My talking is about the crapness to simulate a blur effect that depends on the user. Additionaly, blur effects look quite nice but cost performance and visible information. That’s the same as with these sun-things that go over all of the view in one line and only disturb the user, even while he is in 1st person mode (and this effect doesn’t exist in human eyes, it’s camera only (well, we don’t see anything of it)).

If you have however these said 3d glasses which can see track the eyes of the user (which only few persons have…) you can simulate the blur effect quite well. But I think that is one of these effects who look good but cost information. Shadows are realistic, help players while hiding etc, ie they produce game fun. They are also good to show 3 dimensional correlations between objects. But does the game provide new features with blur?

At the end, I take back that with the layer. The complete layer should be pre-blurred and the eye will add the concentration blur. So you only need to know the object the eyes are looking at and take it’s distance as the concentration point.

Stereo would definitely be a better way of doing real depth of field. Just as we don’t have to “simulate” blur on the edge of the field of view because peoples’ eyes already do that for us, once you have stereo, depth of field should be automatic.

Unfortunately, “good” stereo HW costs way too much.

  • Matt

Also, in addition to eye tracking, proper simulated depth of field needs to know the diameter of the pupils.

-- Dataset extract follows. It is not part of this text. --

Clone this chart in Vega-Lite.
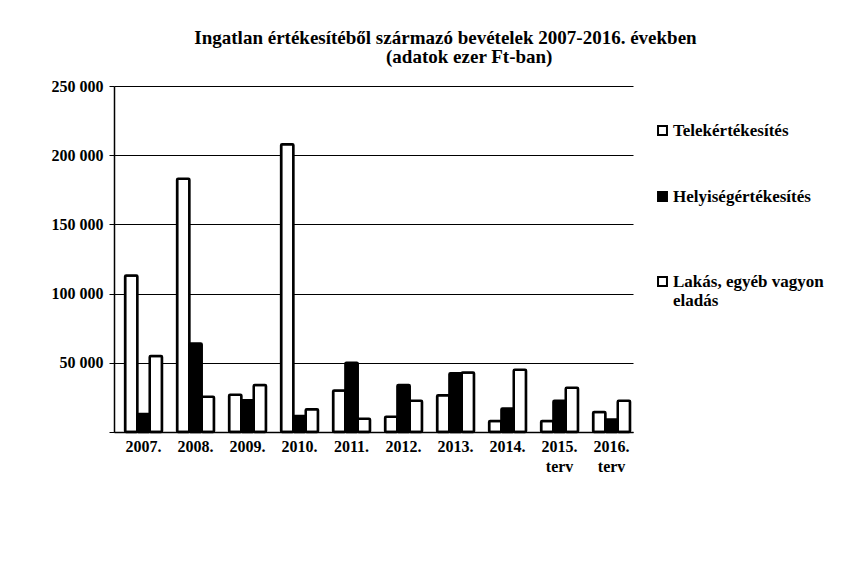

Not entirely practical…

  • Matt

The lower resolution at the border of the retina is problems with acurity more than depth of field blur. (Just ask someone with bad eyesight if they can look straight at something and see a focused image=)

you’re right about knowing the pupil size, but we used an 8mm pupil diameter, and since its in a darkened room, the size doesn’t change much.

depth of field is not automatic with a stereo system, since all you have is two pin-hole cameras instead of one. You still need to blur parts of the scene the user is not focusing upon. The entire image, after all, is being projected on a screen a metre and a half from the user’s head, so you can’t get “automagic” DOF when everything is still the same physical distance from the user =)

you’re right about blur not producing MUCH in terms of game fun… but we were developing an application for… well, hmm =) a company that wanted this for prototyping stuff. DOF isn’t feasible for games that do not know where the user is looking, but DOF IS one of the depth perception cues. (There are quite a few, tho, and its not a particularly strong one).

cheers
John

Wow, what a storm!

You seem separated in two “teams”.
The one who say that is our eye target that makes everything else blurred is definetly right.
But we (me) are talking of games, and of course if I’m a game maker I can be able to understand wich is the “hot point” in the scene.
So why not use the same technique used in film to focus the attention of the game player on a particular zone of the scene ?
Imagine how ugly could look a movie without the depth of field blurring “trick” !

And mainly, I wanted to discuss the technical side of it !

rIO http://www.spinningkids.org/umine

Sorry for asking, but is it difficult to project the image so near ahead that the user doesn’t see the edges, in 3d glasses (not blenders I mean, real color LCD or whatever glasses). Anyway, the user won’t add depth blurring, since all objects are projected on the same plane, so he won’t need to refocus his eyes to objects farther away. That resolution blur should be for free if that image would be realistically large (ie greater than the eye can see).

I don;t understand what you mean about the edges… the system I was talking about is a stereo wall. We have a 3.0 x 2.4 metre rear-projected screen with crystaleyes stereo glasses. two images are rendered, and each are alternately projected on each refresh. That is, we run the display at 120Hz so each eye image is drawn 60 times a second. The stereo glasses ahave LCD shutters in sync with the display, so that when the left eye is on the screen, the right eye is blanked out, and vice versa.

The frustums are configured from the user’s eye position (determined by acension flock-of-birds head tracker) and known geometry of the wall. We have to project onto a plane not orthogonal to the optical axis, incidentially.

So, yes; we get acurity errors for free, because the human eye is physically limited to a small high-resolution region. We still need to model depth of field blur, though, because the entire image is projected to a physical plane a known distance from the observer. DOF is a limitation of the human eye an cameras because they cannot accomodate everywhere at once. Its not something the brain/eye adds to a sharp image to pick out attention; it isn’t a “trick” employed by cinematographers to direct the audiences attention (although, obviously, it can and is used for this effect), its a “feature” you get from using a lens based cameras system. Yes, its entirely possible to take a real picture with a real camera where everything is in focus… its just a pinhole camera. You make a tiny TINY hole and wait for ages for the photons to trickle through. (Ages, i mean, is in terms of hours, not in the time to go make coffee). The reason why we have the lens system we do is because we can’t wait this long; we want to let in more light, but in doing so we lose the ability to accomodate across the entire scene.

cheers
John

Hmmm, I think I was braindead in thinking that stereo somehow solves depth of field.